Resourcing the ICO, Part 5 of the Bill, is essential and my third main area of interest. The ICO has considerable responsibilities and duties under the Bill towards both business and individuals: upholding rights, investigating reactively, informing and educating to improve standards, educating people and consumer groups, and maintaining international relationships. I feel exhausted thinking about it. The ICO’s workload is vast and increasing. It lacks sufficient resources currently. In March 2017, the Information Commissioner asked Parliament if it could recruit 200 more staff but the salaries it offers are significantly below those offered by the private sector for roles requiring extremely high levels of skills and experience. These staff are going to become ever more important and more difficult to recruit in the future.

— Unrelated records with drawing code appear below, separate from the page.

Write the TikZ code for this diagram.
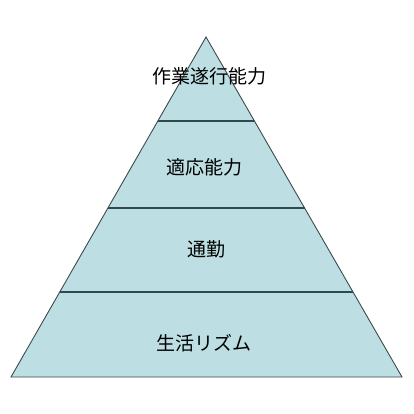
\documentclass[tikz,border=0pt]{standalone}
\usepackage{fontspec}
\newfontfamily\cjk{Noto Sans CJK JP}
\definecolor{pyrfill}{HTML}{BDDFE3}
\definecolor{pyredge}{HTML}{3C4A4C}
\definecolor{sepline}{HTML}{2E4A4C}
\begin{document}
\begin{tikzpicture}[x=1pt,y=-1pt,
  lbl/.style={font=\cjk\fontsize{19}{19}\selectfont, text=black, inner sep=0pt}]
\useasboundingbox (0,0) rectangle (414,414);
\coordinate (apex) at (206,37);
\coordinate (bl) at (11,377);
\coordinate (br) at (402,377);
\draw[fill=pyrfill, draw=pyredge, line width=0.9pt, line join=miter] (apex) -- (br) -- (bl) -- cycle;
\foreach \yy/\nm in {121/a,208/b,292/c}{
  \path (apex) -- (bl) coordinate[pos={(\yy-37)/340}] (L\nm);
  \path (apex) -- (br) coordinate[pos={(\yy-37)/340}] (R\nm);
  \draw[draw=sepline, line width=1.4pt] (L\nm) -- (R\nm);
}
\node[lbl] (t1) at (209,76) {作業遂行能力};
\node[lbl] (t2) at (204,167) {適応能力};
\node[lbl] (t3) at (206,249) {通勤};
\node[lbl] (t4) at (204,343) {生活リズム};
\end{tikzpicture}
\end{document}
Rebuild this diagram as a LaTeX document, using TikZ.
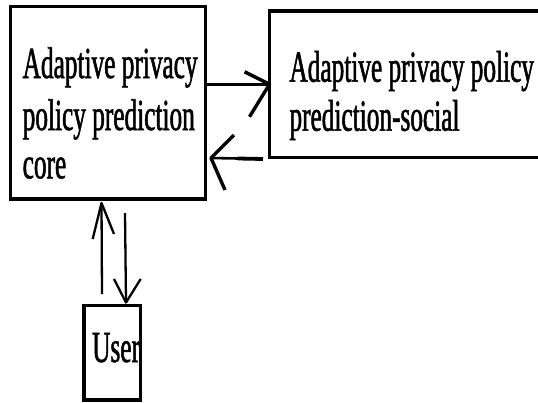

The ICO currently funds its data protection work by charging fees to data controllers. It receives ring-fenced funding for its freedom of information request work from the Government. This income can increase the number of data controllers only as it increases: it is not in line with the volume or complexity of work, and certainly not with that in the Bill. Perhaps it is time for another method of funding, such as statutory funding.

Finally, I would like briefly to add my thoughts on how the Bill affects children. As many noble Lords have said, the YouGov poll does indeed say that 80% of the public support raising the age to 18—currently it is 13, as detailed by the Government. However, there are many other surveys, particularly one by the Children’s Society, which show that 80% of 13 year-olds currently have a social media account and 80% of people under 13 have lied or twisted their age in order to establish one. This is the realpolitik in the war of understanding the internet with our children. I respectfully disagree with the noble Baroness, Lady Howe, and others in the Chamber: I feel strongly that it is wrong to place policing at the heart of how we deal with relationships between children and the internet. We need to take a systems-based approach. I have seen my godchildren set up fake accounts and whizz around the internet at a speed I find alarming. We have to deal on their terms. We have to help educators, parents and people supporting children, not use the long arm of the law.

There are many anomalies, as has already been detailed, as well as discrepancies with Scotland, differences between parental oversight and explicit giving of consent, problems with data collection and how the digital charter will work, and so on, and those are all important. However, I am optimistic too—I always am—and there is much to welcome in the Bill. I am particularly optimistic if we can work in tandem on the wider digital understanding of our society, as so brilliantly detailed by the noble Baroness, Lady Jay. I wish I could discuss the important themes in the Bill with Ada Lovelace, but in her absence I will have many good discussions with people in this Chamber so that we can all work hard to ensure that citizens and consumers reap the benefits of the Bill.